- Your goal
Transcribe each line of the material as it is, and drop any picture.

- Material
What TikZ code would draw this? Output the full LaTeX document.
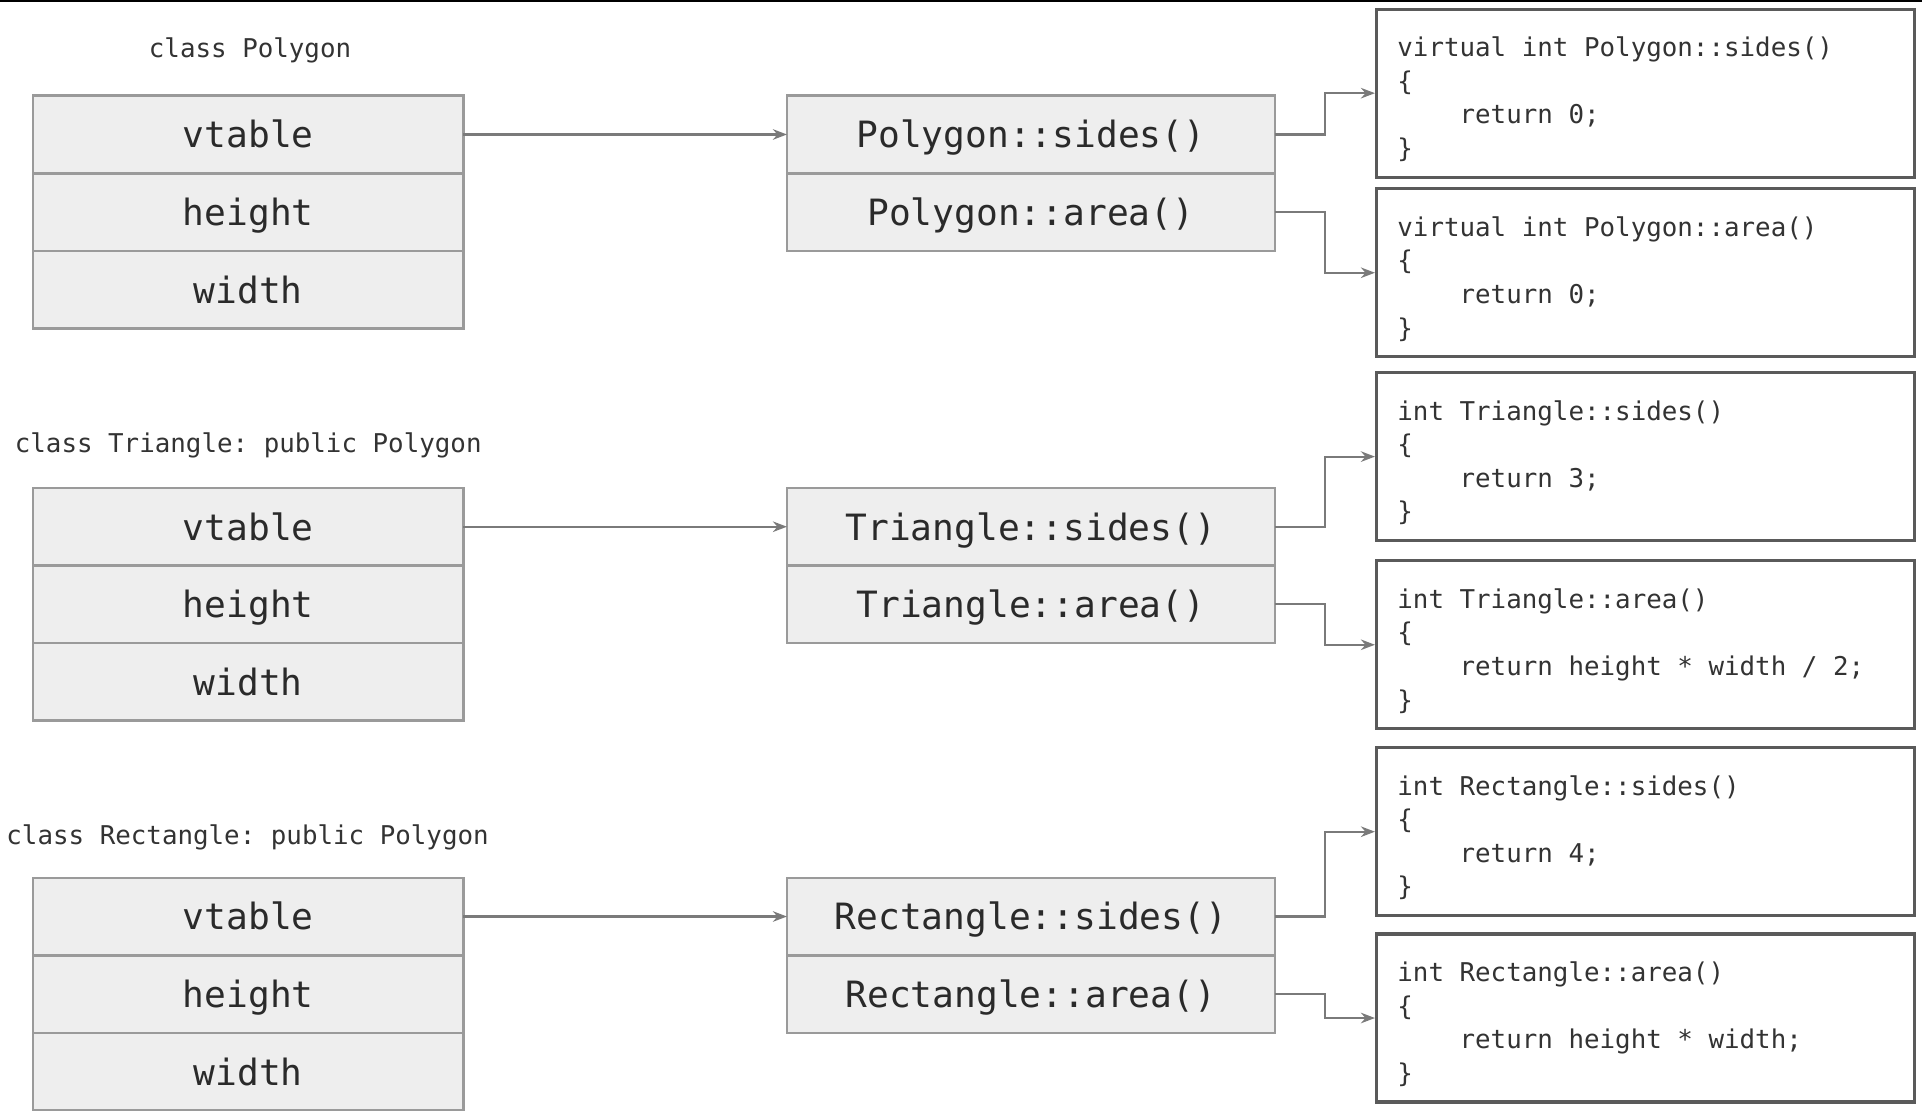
\documentclass[tikz,border=0pt]{standalone}
\usepackage{fontspec}
\usetikzlibrary{arrows.meta,calc}
\newfontfamily\monofont[WordSpace={1,0,0}]{DejaVu Sans Mono}
\frenchspacing
\definecolor{boxfill}{HTML}{EEEEEE}
\definecolor{boxline}{HTML}{9A9A9A}
\definecolor{codeline}{HTML}{5A5A5A}
\definecolor{txt}{HTML}{2A2A2A}
\definecolor{codetxt}{HTML}{333333}
\definecolor{conncol}{HTML}{7A7A7A}
\def\u{0.012258cm}
\newcommand\fixsp{\spaceskip=\fontdimen2\font\relax\xspaceskip=\fontdimen2\font\relax}
\newcommand\ind{\hspace*{2.408em}}
\begin{document}
\begin{tikzpicture}[x=\u,y=-\u,
  field/.style={draw=boxline,fill=boxfill,line width=0.7pt,minimum width={351*\u},minimum height={63.3*\u},inner sep=0pt,outer sep=0pt,text=txt,font=\monofont\fontsize{10.3}{12}\selectfont,text height=0.76em,text depth=0pt},
  method/.style={field,minimum width={398*\u}},
  codebox/.style={draw=codeline,fill=white,line width=0.9pt,minimum width={439*\u},minimum height={137*\u},inner sep=0pt},
  codetext/.style={inner xsep={17*\u},inner ysep=0pt,text width={405*\u},align=left,text=codetxt,font=\monofont\fontsize{7.35}{9.55}\selectfont},
  classlabel/.style={text=codetxt,font=\monofont\fontsize{7.35}{9}\selectfont,inner sep=0pt},
  conn/.style={draw=conncol,line width=0.6pt,-{Stealth[length=4pt,width=3pt]}}
]
\useasboundingbox (0,0) rectangle (1568,906);
\fill[black] (0,0) rectangle (1568,1.6);

% ---- Polygon ----
\node[classlabel] (lp) at (204,41) {class Polygon};
\node[field] (p1) at (202.5,109.7) {vtable};
\node[field] (p2) at (202.5,173) {height};
\node[field] (p3) at (202.5,236.3) {width};
\node[method] (pm1) at (841,109.7) {Polygon::sides()};
\node[method] (pm2) at (841,173) {Polygon::area()};
\node[codebox] (pc1) at (1342.5,76) {};
\node[codetext] (pc1t) at ($(pc1.center)+(0,5)$) {\fixsp virtual int Polygon::sides()\\\{\\\ind return 0;\\\}};
\node[codebox] (pc2) at (1342.5,222.5) {};
\node[codetext] (pc2t) at ($(pc2.center)+(0,5)$) {\fixsp virtual int Polygon::area()\\\{\\\ind return 0;\\\}};

% ---- Triangle ----
\node[classlabel] (lt) at (202.5,363) {class Triangle: public Polygon};
\node[field] (t1) at (202.5,429.7) {vtable};
\node[field] (t2) at (202.5,493) {height};
\node[field] (t3) at (202.5,556.3) {width};
\node[method] (tm1) at (841,429.7) {Triangle::sides()};
\node[method] (tm2) at (841,493) {Triangle::area()};
\node[codebox] (tc1) at (1342.5,372.5) {};
\node[codetext] (tc1t) at ($(tc1.center)+(0,5)$) {\fixsp int Triangle::sides()\\\{\\\ind return 3;\\\}};
\node[codebox] (tc2) at (1342.5,526) {};
\node[codetext] (tc2t) at ($(tc2.center)+(0,5)$) {\fixsp int Triangle::area()\\\{\\\ind return height * width / 2;\\\}};

% ---- Rectangle ----
\node[classlabel] (lr) at (202,683) {class Rectangle: public Polygon};
\node[field] (r1) at (202.5,747.7) {vtable};
\node[field] (r2) at (202.5,811) {height};
\node[field] (r3) at (202.5,874.3) {width};
\node[method] (rm1) at (841,747.7) {Rectangle::sides()};
\node[method] (rm2) at (841,811) {Rectangle::area()};
\node[codebox] (rc1) at (1342.5,678.5) {};
\node[codetext] (rc1t) at ($(rc1.center)+(0,5)$) {\fixsp int Rectangle::sides()\\\{\\\ind return 4;\\\}};
\node[codebox] (rc2) at (1342.5,830.5) {};
\node[codetext] (rc2t) at ($(rc2.center)+(0,5)$) {\fixsp int Rectangle::area()\\\{\\\ind return height * width;\\\}};

% ---- connectors ----
\draw[conn] (p1.east) -- (pm1.west);
\draw[conn] (t1.east) -- (tm1.west);
\draw[conn] (r1.east) -- (rm1.west);
\draw[conn] (pm1.east) -- ++(41,0) |- (pc1.west);
\draw[conn] (pm2.east) -- ++(41,0) |- (pc2.west);
\draw[conn] (tm1.east) -- ++(41,0) |- (tc1.west);
\draw[conn] (tm2.east) -- ++(41,0) |- (tc2.west);
\draw[conn] (rm1.east) -- ++(41,0) |- (rc1.west);
\draw[conn] (rm2.east) -- ++(41,0) |- (rc2.west);
\end{tikzpicture}
\end{document}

- Full output
What TikZ code would draw this? Output the full LaTeX document.
\documentclass[tikz,border=0pt]{standalone}
\usepackage{fontspec}
\usetikzlibrary{arrows.meta,calc}
\newfontfamily\monofont[WordSpace={1,0,0}]{DejaVu Sans Mono}
\frenchspacing
\definecolor{boxfill}{HTML}{EEEEEE}
\definecolor{boxline}{HTML}{9A9A9A}
\definecolor{codeline}{HTML}{5A5A5A}
\definecolor{txt}{HTML}{2A2A2A}
\definecolor{codetxt}{HTML}{333333}
\definecolor{conncol}{HTML}{7A7A7A}
\def\u{0.012258cm}
\newcommand\fixsp{\spaceskip=\fontdimen2\font\relax\xspaceskip=\fontdimen2\font\relax}
\newcommand\ind{\hspace*{2.408em}}
\begin{document}
\begin{tikzpicture}[x=\u,y=-\u,
  field/.style={draw=boxline,fill=boxfill,line width=0.7pt,minimum width={351*\u},minimum height={63.3*\u},inner sep=0pt,outer sep=0pt,text=txt,font=\monofont\fontsize{10.3}{12}\selectfont,text height=0.76em,text depth=0pt},
  method/.style={field,minimum width={398*\u}},
  codebox/.style={draw=codeline,fill=white,line width=0.9pt,minimum width={439*\u},minimum height={137*\u},inner sep=0pt},
  codetext/.style={inner xsep={17*\u},inner ysep=0pt,text width={405*\u},align=left,text=codetxt,font=\monofont\fontsize{7.35}{9.55}\selectfont},
  classlabel/.style={text=codetxt,font=\monofont\fontsize{7.35}{9}\selectfont,inner sep=0pt},
  conn/.style={draw=conncol,line width=0.6pt,-{Stealth[length=4pt,width=3pt]}}
]
\useasboundingbox (0,0) rectangle (1568,906);
\fill[black] (0,0) rectangle (1568,1.6);

% ---- Polygon ----
\node[classlabel] (lp) at (204,41) {class Polygon};
\node[field] (p1) at (202.5,109.7) {vtable};
\node[field] (p2) at (202.5,173) {height};
\node[field] (p3) at (202.5,236.3) {width};
\node[method] (pm1) at (841,109.7) {Polygon::sides()};
\node[method] (pm2) at (841,173) {Polygon::area()};
\node[codebox] (pc1) at (1342.5,76) {};
\node[codetext] (pc1t) at ($(pc1.center)+(0,5)$) {\fixsp virtual int Polygon::sides()\\\{\\\ind return 0;\\\}};
\node[codebox] (pc2) at (1342.5,222.5) {};
\node[codetext] (pc2t) at ($(pc2.center)+(0,5)$) {\fixsp virtual int Polygon::area()\\\{\\\ind return 0;\\\}};

% ---- Triangle ----
\node[classlabel] (lt) at (202.5,363) {class Triangle: public Polygon};
\node[field] (t1) at (202.5,429.7) {vtable};
\node[field] (t2) at (202.5,493) {height};
\node[field] (t3) at (202.5,556.3) {width};
\node[method] (tm1) at (841,429.7) {Triangle::sides()};
\node[method] (tm2) at (841,493) {Triangle::area()};
\node[codebox] (tc1) at (1342.5,372.5) {};
\node[codetext] (tc1t) at ($(tc1.center)+(0,5)$) {\fixsp int Triangle::sides()\\\{\\\ind return 3;\\\}};
\node[codebox] (tc2) at (1342.5,526) {};
\node[codetext] (tc2t) at ($(tc2.center)+(0,5)$) {\fixsp int Triangle::area()\\\{\\\ind return height * width / 2;\\\}};

% ---- Rectangle ----
\node[classlabel] (lr) at (202,683) {class Rectangle: public Polygon};
\node[field] (r1) at (202.5,747.7) {vtable};
\node[field] (r2) at (202.5,811) {height};
\node[field] (r3) at (202.5,874.3) {width};
\node[method] (rm1) at (841,747.7) {Rectangle::sides()};
\node[method] (rm2) at (841,811) {Rectangle::area()};
\node[codebox] (rc1) at (1342.5,678.5) {};
\node[codetext] (rc1t) at ($(rc1.center)+(0,5)$) {\fixsp int Rectangle::sides()\\\{\\\ind return 4;\\\}};
\node[codebox] (rc2) at (1342.5,830.5) {};
\node[codetext] (rc2t) at ($(rc2.center)+(0,5)$) {\fixsp int Rectangle::area()\\\{\\\ind return height * width;\\\}};

% ---- connectors ----
\draw[conn] (p1.east) -- (pm1.west);
\draw[conn] (t1.east) -- (tm1.west);
\draw[conn] (r1.east) -- (rm1.west);
\draw[conn] (pm1.east) -- ++(41,0) |- (pc1.west);
\draw[conn] (pm2.east) -- ++(41,0) |- (pc2.west);
\draw[conn] (tm1.east) -- ++(41,0) |- (tc1.west);
\draw[conn] (tm2.east) -- ++(41,0) |- (tc2.west);
\draw[conn] (rm1.east) -- ++(41,0) |- (rc1.west);
\draw[conn] (rm2.east) -- ++(41,0) |- (rc2.west);
\end{tikzpicture}
\end{document}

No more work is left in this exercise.